====== EXTRACTED DATA
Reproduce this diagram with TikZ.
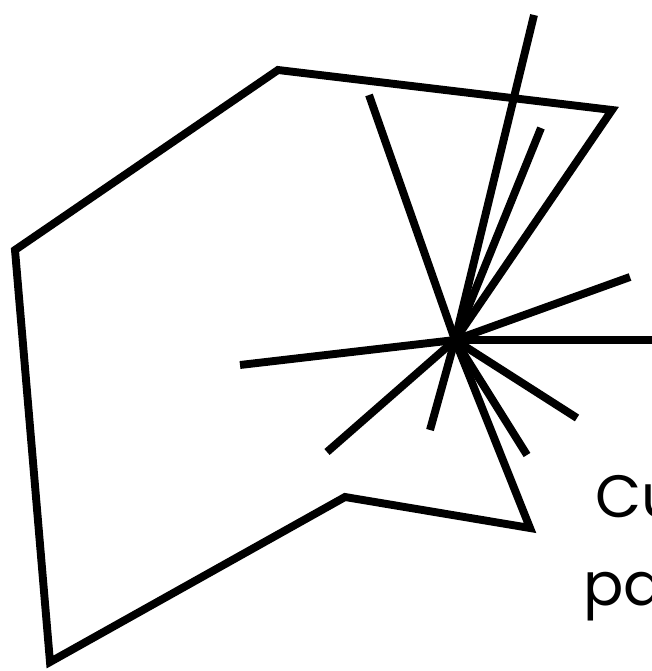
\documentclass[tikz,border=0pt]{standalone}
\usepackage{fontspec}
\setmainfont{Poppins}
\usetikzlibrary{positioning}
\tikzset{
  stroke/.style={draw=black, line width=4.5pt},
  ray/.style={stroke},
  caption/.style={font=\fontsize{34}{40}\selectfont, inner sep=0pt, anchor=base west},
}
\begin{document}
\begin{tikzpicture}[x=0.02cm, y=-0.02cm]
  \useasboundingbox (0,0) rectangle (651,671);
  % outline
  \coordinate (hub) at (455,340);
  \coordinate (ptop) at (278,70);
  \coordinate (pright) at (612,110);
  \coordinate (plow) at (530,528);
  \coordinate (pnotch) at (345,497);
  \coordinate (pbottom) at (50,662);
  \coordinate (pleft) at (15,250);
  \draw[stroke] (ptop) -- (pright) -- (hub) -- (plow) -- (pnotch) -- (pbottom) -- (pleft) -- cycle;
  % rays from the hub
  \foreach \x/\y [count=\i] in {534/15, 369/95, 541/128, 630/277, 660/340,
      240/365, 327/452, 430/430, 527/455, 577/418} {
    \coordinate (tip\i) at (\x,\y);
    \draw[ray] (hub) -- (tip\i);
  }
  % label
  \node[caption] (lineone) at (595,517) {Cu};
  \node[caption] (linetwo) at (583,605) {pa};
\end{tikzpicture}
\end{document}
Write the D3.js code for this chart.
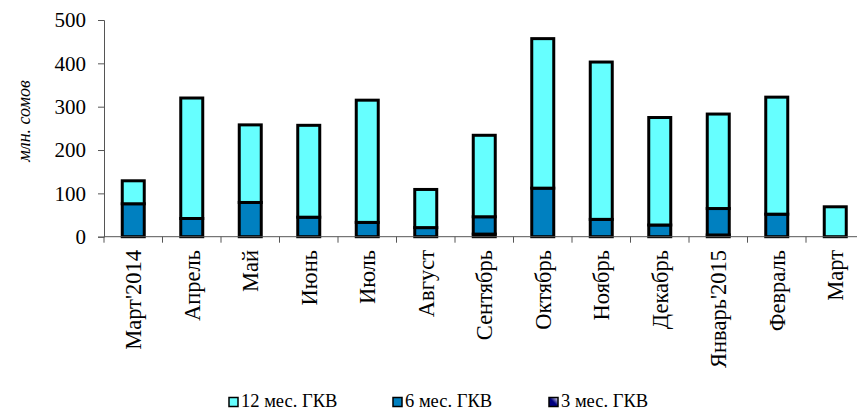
============
### WHAT THIS TASK INVOLVES
Repeat the material above word for word, please, apart from its images.

### IN RESPONSE
Reproduce this diagram with TikZ.
\documentclass[tikz,border=0pt]{standalone}
\usepackage{fontspec}
\setmainfont{Poppins}
\usetikzlibrary{positioning}
\tikzset{
  stroke/.style={draw=black, line width=4.5pt},
  ray/.style={stroke},
  caption/.style={font=\fontsize{34}{40}\selectfont, inner sep=0pt, anchor=base west},
}
\begin{document}
\begin{tikzpicture}[x=0.02cm, y=-0.02cm]
  \useasboundingbox (0,0) rectangle (651,671);
  % outline
  \coordinate (hub) at (455,340);
  \coordinate (ptop) at (278,70);
  \coordinate (pright) at (612,110);
  \coordinate (plow) at (530,528);
  \coordinate (pnotch) at (345,497);
  \coordinate (pbottom) at (50,662);
  \coordinate (pleft) at (15,250);
  \draw[stroke] (ptop) -- (pright) -- (hub) -- (plow) -- (pnotch) -- (pbottom) -- (pleft) -- cycle;
  % rays from the hub
  \foreach \x/\y [count=\i] in {534/15, 369/95, 541/128, 630/277, 660/340,
      240/365, 327/452, 430/430, 527/455, 577/418} {
    \coordinate (tip\i) at (\x,\y);
    \draw[ray] (hub) -- (tip\i);
  }
  % label
  \node[caption] (lineone) at (595,517) {Cu};
  \node[caption] (linetwo) at (583,605) {pa};
\end{tikzpicture}
\end{document}
Write the D3.js code for this chart.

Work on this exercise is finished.